TORONTO -  

Parents of children battling head lice are being urged to avoid over-the-counter treatments that contain a pesticide outlawed for agricultural use in dozen of countries -- including Canada -- because of its adverse effects on humans and the water supply.

While a number of lice shampoos don't contain lindane, store shelves across the country are still stocked with brands that employ the controversial chemical.

Lindane-based pharmaceuticals may represent the extreme when it comes to killing lice, but environmental activists say parents are often so disturbed by the thought of their kids harbouring bugs, and the stigma of becoming infected, that they adopt an "eradicate at any cost" stance.

"I don't really think that people comprehend alternative substances are effective and we're more or less dousing our children in pesticides" when using lindane, said Kevin Mercer of the group Riversides, which advocates on water quality issues.

"Using lindane to kill head lice is like using a sledgehammer to kill an ant."

While several environmental groups have called for a ban on lindane-based pharmaceuticals, Health Canada still allows for its use in lice and scabies treatments, even though its use as an agricultural pesticide has been banned.

The Canadian Paediatric Society is reviewing its position on lindane products and currently recommends that they not be used on infants and children under 17. The society advises that products that contain pyrethrin or permethrin, instead of lindane, are considered safe.

California banned lindane products in 2002 amid concerns the chemical was showing up in wastewater and because lindane-based medications were generating reports of skin irritation, dizziness, headaches and, in some extreme cases, convulsions and death.

California estimated that a single treatment of a lindane-based product that was washed down the drain was impacting 22 million litres of water and bringing contamination above the limit of 19 parts per trillion.

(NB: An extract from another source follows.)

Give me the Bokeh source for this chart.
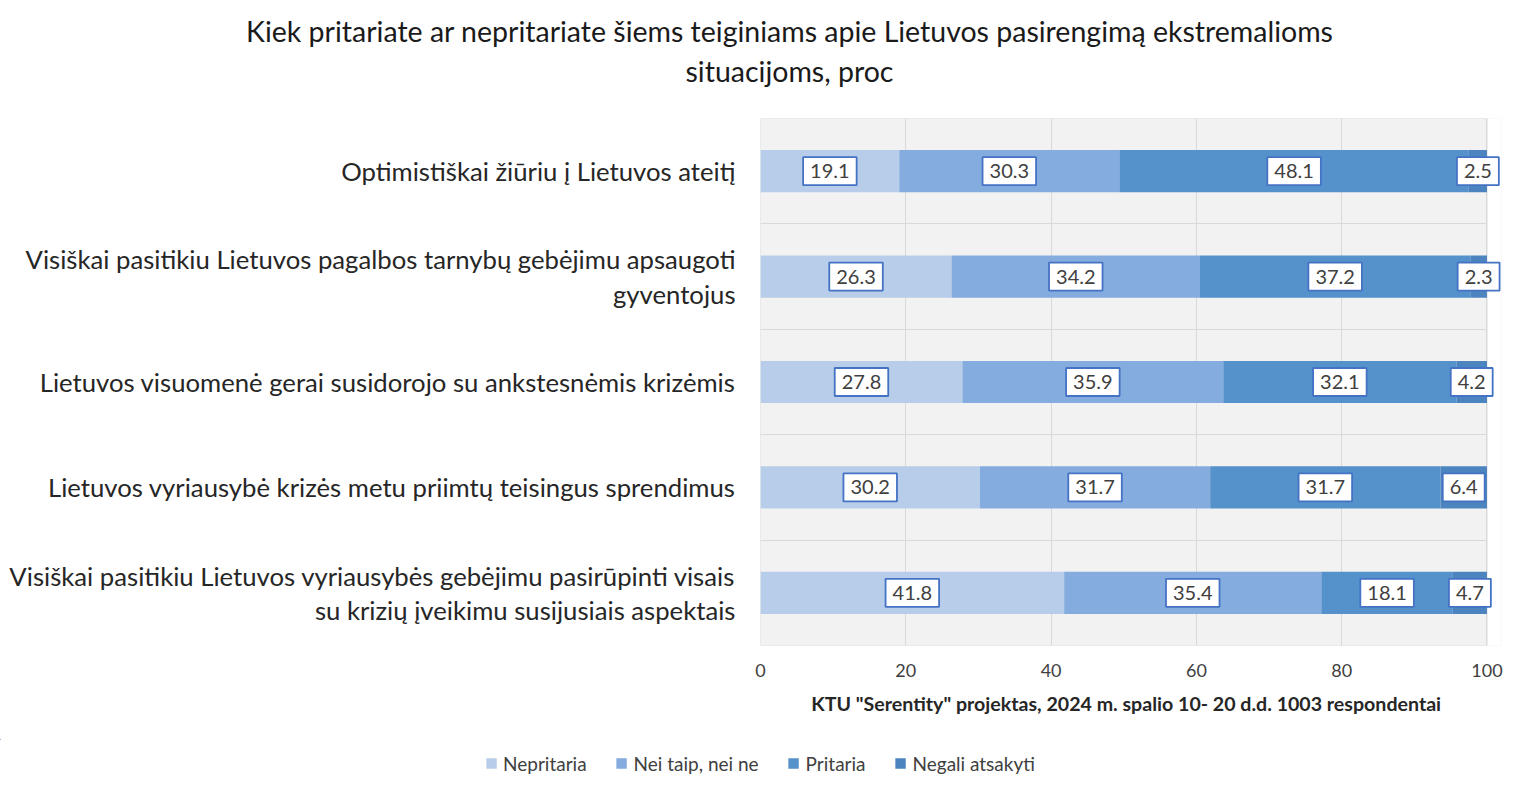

A few years after the ban was implemented, officials said lindane levels had become nearly undetectable in the water supply and there was no notable increase in lice or scabies outbreaks.

Several U.S. states in the Great Lakes basin are now considering a similar ban, but the Ontario government and Health Canada say they're not overly concerned about the impacts of lindane-based shampoos.

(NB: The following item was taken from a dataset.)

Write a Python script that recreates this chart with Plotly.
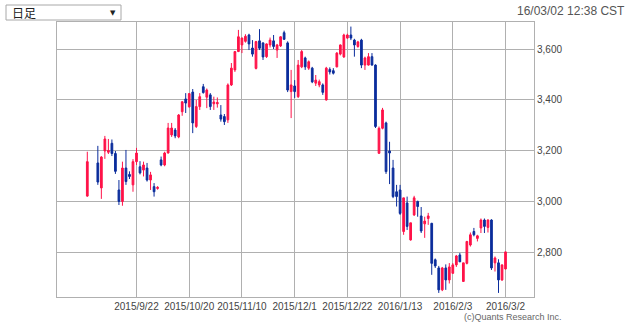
import plotly.graph_objects as go
import pandas as pd

# trading-day categories (Shanghai, 2015/8/31 - 2016/3/2)
holidays = ["2015-09-03", "2015-09-04", "2015-10-01", "2015-10-02", "2015-10-05",
            "2015-10-06", "2015-10-07", "2016-01-01", "2016-02-08", "2016-02-09",
            "2016-02-10", "2016-02-11", "2016-02-12"]
days = [d for d in pd.bdate_range("2015-08-31", "2016-03-02").strftime("%Y-%m-%d")
        if d not in holidays]

open_ = [3023, None, None, 3153, 3055, 3200, 3195, 3230, 3190, 3047,
         3002, 3133, 3108, 3067, 3158, 3138, 3125, 3133, 3086, 3060,
         3053, 3165, 3145, 3192, 3263, 3282, 3255, 3354, 3404, 3373,
         3431, 3296, 3374, 3452, 3411, 3420, 3385, 3385, 3341, 3335,
         3322, 3459, 3518, 3590, 3616, 3630, 3655, 3604, 3524, 3632,
         3624, 3570, 3616, 3632, 3596, 3612, 3664, 3624, 3433, 3455,
         3413, 3530, 3565, 3525, 3525, 3466, 3459, 3459, 3400, 3520,
         3515, 3530, 3580, 3569, 3643, 3655, 3635, 3610, 3635, 3537,
         3537, 3570, 3537, 3191, 3289, 3310, 3200, 3133, 3040, 3047,
         2884, 2996, 2851, 2949, 3002, 2945, 2914, 2935, 2916, 2773,
         2741, 2655, 2741, 2694, 2720, 2753, 2792, 2688, 2759, 2831,
         2884, 2857, 2898, 2929, 2900, 2929, 2761, 2761, 2694, 2737]
high = [3197, None, None, 3220, 3180, 3259, 3247, 3245, 3200, 3086,
        3158, 3204, 3120, 3168, 3212, 3160, 3158, 3153, 3118, 3074,
        3062, 3178, 3197, 3310, 3310, 3290, 3345, 3395, 3427, 3427,
        3443, 3400, 3427, 3463, 3445, 3427, 3413, 3410, 3380, 3345,
        3465, 3545, 3592, 3675, 3645, 3658, 3660, 3635, 3632, 3678,
        3626, 3622, 3645, 3655, 3620, 3650, 3672, 3630, 3518, 3478,
        3557, 3596, 3570, 3555, 3530, 3498, 3480, 3465, 3530, 3528,
        3525, 3588, 3618, 3660, 3660, 3688, 3640, 3632, 3640, 3570,
        3584, 3584, 3540, 3296, 3369, 3315, 3236, 3165, 3067, 3067,
        3016, 3021, 2918, 3024, 3005, 2980, 2942, 2957, 2918, 2778,
        2749, 2745, 2755, 2760, 2760, 2792, 2800, 2761, 2847, 2880,
        2898, 2871, 2935, 2935, 2932, 2932, 2786, 2775, 2755, 2804]
low = [3020, None, None, 3067, 3012, 3169, 3188, 3180, 3110, 2988,
       2985, 3067, 3090, 3040, 3145, 3108, 3100, 3080, 3047, 3021,
       3048, 3140, 3140, 3190, 3255, 3250, 3250, 3338, 3349, 3370,
       3270, 3290, 3361, 3425, 3368, 3361, 3361, 3370, 3315, 3302,
       3310, 3455, 3510, 3588, 3584, 3625, 3596, 3570, 3520, 3596,
       3557, 3565, 3606, 3600, 3565, 3608, 3636, 3431, 3329, 3408,
       3408, 3525, 3518, 3518, 3466, 3455, 3450, 3420, 3398, 3500,
       3500, 3528, 3575, 3565, 3640, 3635, 3570, 3605, 3525, 3518,
       3535, 3535, 3290, 3188, 3285, 3110, 3070, 3015, 2982, 2949,
       2871, 2890, 2848, 2945, 2942, 2878, 2859, 2910, 2714, 2741,
       2643, 2650, 2655, 2680, 2718, 2745, 2778, 2686, 2755, 2825,
       2865, 2845, 2878, 2878, 2880, 2733, 2727, 2643, 2690, 2735]
close = [3158, None, None, 3078, 3176, 3247, 3202, 3190, 3120, 3002,
         3133, 3080, 3100, 3158, 3192, 3114, 3145, 3086, 3106, 3040,
         3057, 3145, 3192, 3290, 3290, 3259, 3341, 3393, 3388, 3425,
         3310, 3374, 3413, 3429, 3439, 3374, 3392, 3390, 3325, 3315,
         3459, 3525, 3590, 3648, 3643, 3650, 3620, 3580, 3629, 3603,
         3569, 3620, 3635, 3610, 3616, 3648, 3638, 3439, 3459, 3433,
         3537, 3590, 3530, 3550, 3471, 3478, 3472, 3430, 3525, 3510,
         3505, 3584, 3616, 3655, 3655, 3643, 3616, 3628, 3537, 3565,
         3570, 3537, 3296, 3289, 3361, 3119, 3192, 3021, 3021, 2955,
         3016, 2904, 2918, 3016, 2982, 2886, 2925, 2945, 2759, 2749,
         2655, 2741, 2694, 2745, 2753, 2788, 2765, 2761, 2845, 2871,
         2871, 2867, 2929, 2904, 2929, 2741, 2780, 2694, 2753, 2804]

tick_dates = ["2015-09-22", "2015-10-20", "2015-11-10", "2015-12-01",
              "2015-12-22", "2016-01-13", "2016-02-03", "2016-03-02"]
tick_text = ["2015/9/22", "2015/10/20", "2015/11/10", "2015/12/1",
             "2015/12/22", "2016/1/13", "2016/2/3", "2016/3/2"]
y_ticks = [2800, 3000, 3200, 3400, 3600]

UP = "#ff1248"
DOWN = "#0b2d9c"

keep = [i for i in range(len(days)) if open_[i] is not None]

fig = go.Figure(go.Candlestick(
    x=[days[i] for i in keep],
    open=[open_[i] for i in keep],
    high=[high[i] for i in keep],
    low=[low[i] for i in keep],
    close=[close[i] for i in keep],
    increasing=dict(line=dict(color=UP, width=1), fillcolor=UP),
    decreasing=dict(line=dict(color=DOWN, width=1), fillcolor=DOWN),
    whiskerwidth=0,
    hoverinfo="skip",
))

L, R, T, B = 57, 534, 22, 297
W, H = 640, 328


def px(x):
    return (x - L) / (R - L)


def py(y):
    return (B - y) / (B - T)


fig.update_layout(
    width=W, height=H,
    margin=dict(l=L, r=W - R, t=T, b=H - B),
    paper_bgcolor="white", plot_bgcolor="white",
    showlegend=False,
    font=dict(family="Liberation Sans, Arial, sans-serif", size=10, color="#444"),
    xaxis=dict(
        type="category", categoryorder="array", categoryarray=days,
        range=[-8.62, 127.1],
        tickvals=tick_dates, ticktext=tick_text,
        showgrid=True, gridcolor="#b0b0b0", gridwidth=1,
        showline=True, linecolor="#b0b0b0", linewidth=1, mirror=True,
        ticks="", tickfont=dict(size=10, color="#444"),
        rangeslider=dict(visible=False), fixedrange=True,
    ),
    yaxis=dict(
        side="right", range=[2627, 3706],
        tickvals=y_ticks, tickformat=",",
        showgrid=True, gridcolor="#b0b0b0", gridwidth=1,
        showline=True, linecolor="#b0b0b0", linewidth=1, mirror=True,
        ticks="", tickfont=dict(size=10, color="#444"),
        zeroline=False, fixedrange=True,
    ),
    shapes=[dict(type="rect", xref="paper", yref="paper",
                 x0=px(6), x1=px(121), y0=py(20), y1=py(5),
                 line=dict(color="#a8a8a8", width=1), fillcolor="white", layer="above")],
    annotations=[
        dict(text="日足", xref="paper", yref="paper", x=px(10), y=py(12.5),
             xanchor="left", yanchor="middle", showarrow=False,
             font=dict(family="Noto Sans CJK JP", size=12, color="#222")),
        dict(text="▼", xref="paper", yref="paper", x=px(113), y=py(12.5),
             xanchor="center", yanchor="middle", showarrow=False,
             font=dict(family="DejaVu Sans", size=7, color="#222")),
        dict(text="16/03/02 12:38 CST", xref="paper", yref="paper", x=px(627), y=py(11),
             xanchor="right", yanchor="middle", showarrow=False,
             font=dict(size=12, color="#555")),
        dict(text="(c)Quants Research Inc.", xref="paper", yref="paper", x=px(564), y=py(317),
             xanchor="right", yanchor="middle", showarrow=False,
             font=dict(size=9, color="#666")),
    ],
)

fig.write_html("out.html", config=dict(displayModeBar=False))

There is evidence that shampoos are causing some levels of lindane to show up in municipal wastewater effluent testing but "it is uncommon and would have minimal impact to the environment," said John Steele, a spokesman for Ontario's Ministry of the Environment.

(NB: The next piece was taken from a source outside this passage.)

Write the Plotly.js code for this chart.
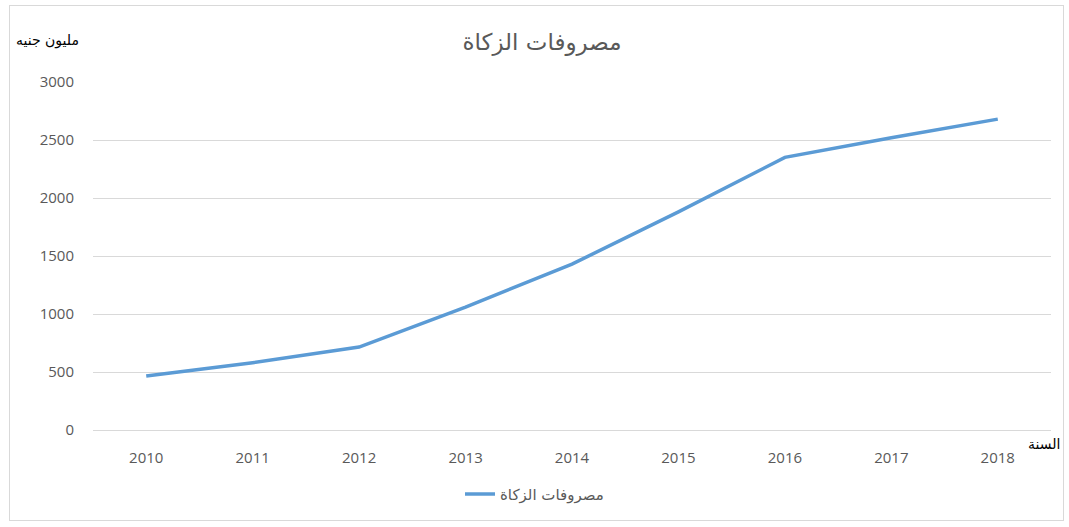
<!DOCTYPE html>
<html>
<head>
<meta charset="utf-8">
<script src="https://cdn.plot.ly/plotly-3.0.1.min.js"></script>
<style>
html,body{margin:0;padding:0;background:#fff;}
#chart{width:1069px;height:527px;}
#frame{position:absolute;left:9px;top:5px;width:1055px;height:516px;border:1px solid #d9d9d9;pointer-events:none;box-sizing:border-box;}
</style>
</head>
<body>
<div id="chart"></div>
<div id="frame"></div>
<script>
const years = ['2010','2011','2012','2013','2014','2015','2016','2017','2018'];
const zakatSpending = [465, 580, 715, 1060, 1430, 1880, 2350, 2520, 2680];
const seriesName = 'مصروفات الزكاة';
const chartTitle = 'مصروفات الزكاة';
const yUnitLabel = 'مليون جنيه';
const xLabel = 'السنة';

const arFont = 'DejaVu Sans, sans-serif';
const numFont = 'Open Sans, Liberation Sans, sans-serif';

Plotly.newPlot('chart', [{
  x: years,
  y: zakatSpending,
  type: 'scatter',
  mode: 'lines',
  name: seriesName,
  line: {color: '#5B9BD5', width: 3.5}
}], {
  width: 1069, height: 527,
  margin: {l: 93, r: 18, t: 82, b: 97},
  paper_bgcolor: '#fff', plot_bgcolor: '#fff',
  title: {text: chartTitle, x: 0.507, xanchor: 'center', y: 0.92, yanchor: 'middle', yref: 'container',
          font: {family: arFont, size: 23, color: '#595959'}},
  xaxis: {type: 'category', range: [-0.5, 8.5], showgrid: false, showline: true, linecolor: '#d9d9d9', linewidth: 1,
          ticks: '', ticklabelstandoff: 14, zeroline: false,
          tickfont: {family: numFont, size: 15, color: '#595959'}},
  yaxis: {range: [0, 3000], dtick: 500, showgrid: true, gridcolor: '#d9d9d9', zeroline: false,
          showline: false, ticks: '', ticklabelstandoff: 18,
          tickfont: {family: numFont, size: 15, color: '#595959'}},
  showlegend: true,
  legend: {orientation: 'h', x: 0.5, xanchor: 'center', xref: 'container', y: 0.062, yanchor: 'middle', yref: 'container',
           font: {family: arFont, size: 15, color: '#595959'}},
  annotations: [
    {text: yUnitLabel, xref: 'paper', yref: 'paper', x: -0.082, y: 1.12, xanchor: 'left', yanchor: 'middle',
     showarrow: false, font: {family: arFont, size: 14, color: '#000'}},
    {text: xLabel, xref: 'paper', yref: 'paper', x: 1.0115, y: -0.04, xanchor: 'right', yanchor: 'middle',
     showarrow: false, font: {family: arFont, size: 14, color: '#000'}}
  ]
}, {displayModeBar: false, staticPlot: true});
</script>
</body>
</html>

"Work has shown that lindane is essentially not a concern and in fact, over 90 to 95 per cent of the samples were non-detect," he said.

"Historically, we have studied the environmental effects of the use of lindane and we have reviewed monitoring data that showed that concentrations of lindane were generally not detected in sediments or (in bacteria, plant or animal life) in the Great Lakes."

Health Canada conducted a safety evaluation for lindane and found the risks associated with occasional and short-duration exposure to head lice and scabies products were less serious than when the chemical was used as an agricultural pesticide.

In 1995, the U.S. Food and Drug Administration said lindane-based products should be used only after other alternatives had failed and currently warns the public that if they are used, they should only be used once.

"Patients are at risk for serious neurologic adverse events, and even death, particularly with early re-treatment," states the warning, which adds that it's not known when it's considered safe to administer a second dose.

Canada should be following the lead of other countries and banning lindane, particularly since Health Canada's adverse reaction database includes more than three dozen cases since 1971 that are linked to lindane, including two deaths, Mercer said.

"It's one of those things that we will wonder once we have banned lindane why the heck we didn't do it sooner, because it's just so obvious," he said.